Brief:
Strip the pictures and reproduce the rest of the listing exactly.
[Dataset excerpt start]
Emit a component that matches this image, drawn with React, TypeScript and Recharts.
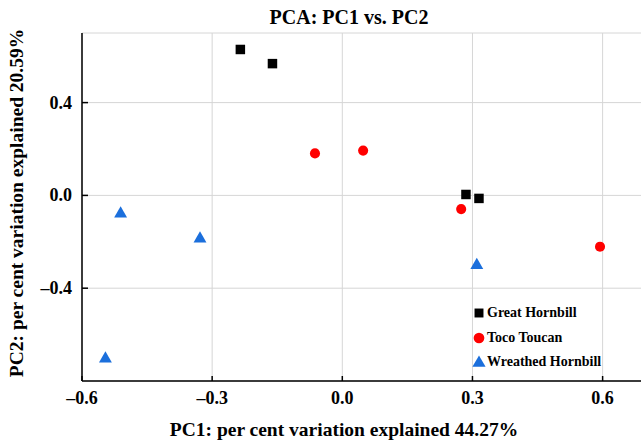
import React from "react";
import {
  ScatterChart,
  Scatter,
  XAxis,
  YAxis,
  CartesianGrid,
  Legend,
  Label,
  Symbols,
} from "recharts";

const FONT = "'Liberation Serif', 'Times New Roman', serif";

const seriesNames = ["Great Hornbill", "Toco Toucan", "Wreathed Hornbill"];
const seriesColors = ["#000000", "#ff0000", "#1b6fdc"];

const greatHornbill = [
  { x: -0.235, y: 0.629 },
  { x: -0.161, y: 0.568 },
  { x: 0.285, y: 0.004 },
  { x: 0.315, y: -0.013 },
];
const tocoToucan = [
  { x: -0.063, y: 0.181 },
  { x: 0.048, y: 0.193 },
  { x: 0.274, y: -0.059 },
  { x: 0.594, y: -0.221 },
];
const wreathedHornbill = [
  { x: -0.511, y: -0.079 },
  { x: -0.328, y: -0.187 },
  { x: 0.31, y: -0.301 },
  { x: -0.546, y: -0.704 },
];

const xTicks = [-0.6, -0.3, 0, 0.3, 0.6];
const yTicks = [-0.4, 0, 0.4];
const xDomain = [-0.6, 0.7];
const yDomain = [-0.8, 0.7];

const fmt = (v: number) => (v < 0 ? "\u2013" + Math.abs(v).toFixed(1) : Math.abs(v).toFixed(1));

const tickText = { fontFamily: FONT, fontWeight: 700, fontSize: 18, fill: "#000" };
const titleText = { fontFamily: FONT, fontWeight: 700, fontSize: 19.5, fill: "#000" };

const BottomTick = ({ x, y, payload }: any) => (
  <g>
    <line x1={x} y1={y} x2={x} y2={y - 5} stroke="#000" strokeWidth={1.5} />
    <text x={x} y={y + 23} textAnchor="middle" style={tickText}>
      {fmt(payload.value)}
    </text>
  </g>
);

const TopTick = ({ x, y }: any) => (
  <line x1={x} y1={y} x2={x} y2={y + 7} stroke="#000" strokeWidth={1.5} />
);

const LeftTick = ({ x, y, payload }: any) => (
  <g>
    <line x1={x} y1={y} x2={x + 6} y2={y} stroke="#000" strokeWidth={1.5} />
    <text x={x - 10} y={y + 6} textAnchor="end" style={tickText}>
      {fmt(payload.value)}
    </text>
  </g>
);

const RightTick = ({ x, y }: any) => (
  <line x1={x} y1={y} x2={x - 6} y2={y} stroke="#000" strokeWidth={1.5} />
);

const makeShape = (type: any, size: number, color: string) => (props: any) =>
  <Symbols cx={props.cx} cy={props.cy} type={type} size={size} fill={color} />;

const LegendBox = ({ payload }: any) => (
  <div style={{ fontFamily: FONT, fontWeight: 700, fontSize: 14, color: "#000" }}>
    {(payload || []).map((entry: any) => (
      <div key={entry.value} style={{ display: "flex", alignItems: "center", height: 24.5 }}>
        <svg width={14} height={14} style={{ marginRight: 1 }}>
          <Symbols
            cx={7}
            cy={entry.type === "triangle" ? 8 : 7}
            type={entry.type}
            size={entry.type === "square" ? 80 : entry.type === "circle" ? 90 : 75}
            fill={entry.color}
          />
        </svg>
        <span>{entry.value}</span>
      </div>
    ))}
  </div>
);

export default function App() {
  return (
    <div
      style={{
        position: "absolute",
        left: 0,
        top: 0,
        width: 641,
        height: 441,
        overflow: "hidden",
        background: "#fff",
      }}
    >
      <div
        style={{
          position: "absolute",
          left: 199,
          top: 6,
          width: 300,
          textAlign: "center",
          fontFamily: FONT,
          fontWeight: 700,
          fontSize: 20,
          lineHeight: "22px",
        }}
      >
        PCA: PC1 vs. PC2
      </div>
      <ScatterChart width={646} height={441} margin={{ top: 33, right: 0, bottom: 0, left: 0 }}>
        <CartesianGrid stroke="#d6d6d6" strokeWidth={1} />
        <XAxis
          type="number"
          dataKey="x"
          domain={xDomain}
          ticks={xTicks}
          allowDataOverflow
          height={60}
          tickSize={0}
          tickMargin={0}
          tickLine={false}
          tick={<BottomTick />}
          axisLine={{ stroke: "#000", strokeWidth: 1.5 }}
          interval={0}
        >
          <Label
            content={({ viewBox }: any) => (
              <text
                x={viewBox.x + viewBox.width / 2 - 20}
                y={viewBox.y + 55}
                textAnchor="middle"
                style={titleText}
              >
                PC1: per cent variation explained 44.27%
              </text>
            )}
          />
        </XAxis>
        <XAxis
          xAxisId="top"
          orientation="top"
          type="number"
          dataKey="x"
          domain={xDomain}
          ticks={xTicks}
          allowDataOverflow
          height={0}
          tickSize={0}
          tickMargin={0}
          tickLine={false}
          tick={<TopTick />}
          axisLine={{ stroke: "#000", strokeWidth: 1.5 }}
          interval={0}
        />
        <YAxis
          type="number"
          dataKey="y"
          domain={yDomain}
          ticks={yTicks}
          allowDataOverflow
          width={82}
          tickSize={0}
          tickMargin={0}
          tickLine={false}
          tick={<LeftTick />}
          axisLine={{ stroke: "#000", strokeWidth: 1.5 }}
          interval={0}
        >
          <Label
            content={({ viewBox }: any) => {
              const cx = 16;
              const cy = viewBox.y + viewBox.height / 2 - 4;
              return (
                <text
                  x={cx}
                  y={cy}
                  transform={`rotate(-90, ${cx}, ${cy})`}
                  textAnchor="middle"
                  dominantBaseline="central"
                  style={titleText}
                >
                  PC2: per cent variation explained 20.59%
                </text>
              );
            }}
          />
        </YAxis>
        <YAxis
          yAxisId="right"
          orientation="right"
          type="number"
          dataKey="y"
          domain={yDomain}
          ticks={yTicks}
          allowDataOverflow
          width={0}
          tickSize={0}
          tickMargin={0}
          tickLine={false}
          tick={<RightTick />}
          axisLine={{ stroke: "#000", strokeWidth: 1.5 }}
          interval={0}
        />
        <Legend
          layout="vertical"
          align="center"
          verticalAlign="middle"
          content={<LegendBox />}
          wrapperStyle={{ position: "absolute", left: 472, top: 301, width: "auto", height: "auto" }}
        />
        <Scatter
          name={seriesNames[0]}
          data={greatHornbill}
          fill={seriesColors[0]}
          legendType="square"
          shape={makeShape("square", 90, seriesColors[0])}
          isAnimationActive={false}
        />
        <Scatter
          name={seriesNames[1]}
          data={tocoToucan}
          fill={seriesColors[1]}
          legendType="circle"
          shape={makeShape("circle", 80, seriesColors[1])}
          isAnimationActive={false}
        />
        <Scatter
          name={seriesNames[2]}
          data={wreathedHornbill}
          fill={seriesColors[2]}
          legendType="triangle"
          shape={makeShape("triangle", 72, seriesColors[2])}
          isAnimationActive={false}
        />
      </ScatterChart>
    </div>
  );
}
[Dataset excerpt end]
Solved exercise:
Emit a component that matches this image, drawn with React, TypeScript and Recharts.
import React from "react";
import {
  ScatterChart,
  Scatter,
  XAxis,
  YAxis,
  CartesianGrid,
  Legend,
  Label,
  Symbols,
} from "recharts";

const FONT = "'Liberation Serif', 'Times New Roman', serif";

const seriesNames = ["Great Hornbill", "Toco Toucan", "Wreathed Hornbill"];
const seriesColors = ["#000000", "#ff0000", "#1b6fdc"];

const greatHornbill = [
  { x: -0.235, y: 0.629 },
  { x: -0.161, y: 0.568 },
  { x: 0.285, y: 0.004 },
  { x: 0.315, y: -0.013 },
];
const tocoToucan = [
  { x: -0.063, y: 0.181 },
  { x: 0.048, y: 0.193 },
  { x: 0.274, y: -0.059 },
  { x: 0.594, y: -0.221 },
];
const wreathedHornbill = [
  { x: -0.511, y: -0.079 },
  { x: -0.328, y: -0.187 },
  { x: 0.31, y: -0.301 },
  { x: -0.546, y: -0.704 },
];

const xTicks = [-0.6, -0.3, 0, 0.3, 0.6];
const yTicks = [-0.4, 0, 0.4];
const xDomain = [-0.6, 0.7];
const yDomain = [-0.8, 0.7];

const fmt = (v: number) => (v < 0 ? "\u2013" + Math.abs(v).toFixed(1) : Math.abs(v).toFixed(1));

const tickText = { fontFamily: FONT, fontWeight: 700, fontSize: 18, fill: "#000" };
const titleText = { fontFamily: FONT, fontWeight: 700, fontSize: 19.5, fill: "#000" };

const BottomTick = ({ x, y, payload }: any) => (
  <g>
    <line x1={x} y1={y} x2={x} y2={y - 5} stroke="#000" strokeWidth={1.5} />
    <text x={x} y={y + 23} textAnchor="middle" style={tickText}>
      {fmt(payload.value)}
    </text>
  </g>
);

const TopTick = ({ x, y }: any) => (
  <line x1={x} y1={y} x2={x} y2={y + 7} stroke="#000" strokeWidth={1.5} />
);

const LeftTick = ({ x, y, payload }: any) => (
  <g>
    <line x1={x} y1={y} x2={x + 6} y2={y} stroke="#000" strokeWidth={1.5} />
    <text x={x - 10} y={y + 6} textAnchor="end" style={tickText}>
      {fmt(payload.value)}
    </text>
  </g>
);

const RightTick = ({ x, y }: any) => (
  <line x1={x} y1={y} x2={x - 6} y2={y} stroke="#000" strokeWidth={1.5} />
);

const makeShape = (type: any, size: number, color: string) => (props: any) =>
  <Symbols cx={props.cx} cy={props.cy} type={type} size={size} fill={color} />;

const LegendBox = ({ payload }: any) => (
  <div style={{ fontFamily: FONT, fontWeight: 700, fontSize: 14, color: "#000" }}>
    {(payload || []).map((entry: any) => (
      <div key={entry.value} style={{ display: "flex", alignItems: "center", height: 24.5 }}>
        <svg width={14} height={14} style={{ marginRight: 1 }}>
          <Symbols
            cx={7}
            cy={entry.type === "triangle" ? 8 : 7}
            type={entry.type}
            size={entry.type === "square" ? 80 : entry.type === "circle" ? 90 : 75}
            fill={entry.color}
          />
        </svg>
        <span>{entry.value}</span>
      </div>
    ))}
  </div>
);

export default function App() {
  return (
    <div
      style={{
        position: "absolute",
        left: 0,
        top: 0,
        width: 641,
        height: 441,
        overflow: "hidden",
        background: "#fff",
      }}
    >
      <div
        style={{
          position: "absolute",
          left: 199,
          top: 6,
          width: 300,
          textAlign: "center",
          fontFamily: FONT,
          fontWeight: 700,
          fontSize: 20,
          lineHeight: "22px",
        }}
      >
        PCA: PC1 vs. PC2
      </div>
      <ScatterChart width={646} height={441} margin={{ top: 33, right: 0, bottom: 0, left: 0 }}>
        <CartesianGrid stroke="#d6d6d6" strokeWidth={1} />
        <XAxis
          type="number"
          dataKey="x"
          domain={xDomain}
          ticks={xTicks}
          allowDataOverflow
          height={60}
          tickSize={0}
          tickMargin={0}
          tickLine={false}
          tick={<BottomTick />}
          axisLine={{ stroke: "#000", strokeWidth: 1.5 }}
          interval={0}
        >
          <Label
            content={({ viewBox }: any) => (
              <text
                x={viewBox.x + viewBox.width / 2 - 20}
                y={viewBox.y + 55}
                textAnchor="middle"
                style={titleText}
              >
                PC1: per cent variation explained 44.27%
              </text>
            )}
          />
        </XAxis>
        <XAxis
          xAxisId="top"
          orientation="top"
          type="number"
          dataKey="x"
          domain={xDomain}
          ticks={xTicks}
          allowDataOverflow
          height={0}
          tickSize={0}
          tickMargin={0}
          tickLine={false}
          tick={<TopTick />}
          axisLine={{ stroke: "#000", strokeWidth: 1.5 }}
          interval={0}
        />
        <YAxis
          type="number"
          dataKey="y"
          domain={yDomain}
          ticks={yTicks}
          allowDataOverflow
          width={82}
          tickSize={0}
          tickMargin={0}
          tickLine={false}
          tick={<LeftTick />}
          axisLine={{ stroke: "#000", strokeWidth: 1.5 }}
          interval={0}
        >
          <Label
            content={({ viewBox }: any) => {
              const cx = 16;
              const cy = viewBox.y + viewBox.height / 2 - 4;
              return (
                <text
                  x={cx}
                  y={cy}
                  transform={`rotate(-90, ${cx}, ${cy})`}
                  textAnchor="middle"
                  dominantBaseline="central"
                  style={titleText}
                >
                  PC2: per cent variation explained 20.59%
                </text>
              );
            }}
          />
        </YAxis>
        <YAxis
          yAxisId="right"
          orientation="right"
          type="number"
          dataKey="y"
          domain={yDomain}
          ticks={yTicks}
          allowDataOverflow
          width={0}
          tickSize={0}
          tickMargin={0}
          tickLine={false}
          tick={<RightTick />}
          axisLine={{ stroke: "#000", strokeWidth: 1.5 }}
          interval={0}
        />
        <Legend
          layout="vertical"
          align="center"
          verticalAlign="middle"
          content={<LegendBox />}
          wrapperStyle={{ position: "absolute", left: 472, top: 301, width: "auto", height: "auto" }}
        />
        <Scatter
          name={seriesNames[0]}
          data={greatHornbill}
          fill={seriesColors[0]}
          legendType="square"
          shape={makeShape("square", 90, seriesColors[0])}
          isAnimationActive={false}
        />
        <Scatter
          name={seriesNames[1]}
          data={tocoToucan}
          fill={seriesColors[1]}
          legendType="circle"
          shape={makeShape("circle", 80, seriesColors[1])}
          isAnimationActive={false}
        />
        <Scatter
          name={seriesNames[2]}
          data={wreathedHornbill}
          fill={seriesColors[2]}
          legendType="triangle"
          shape={makeShape("triangle", 72, seriesColors[2])}
          isAnimationActive={false}
        />
      </ScatterChart>
    </div>
  );
}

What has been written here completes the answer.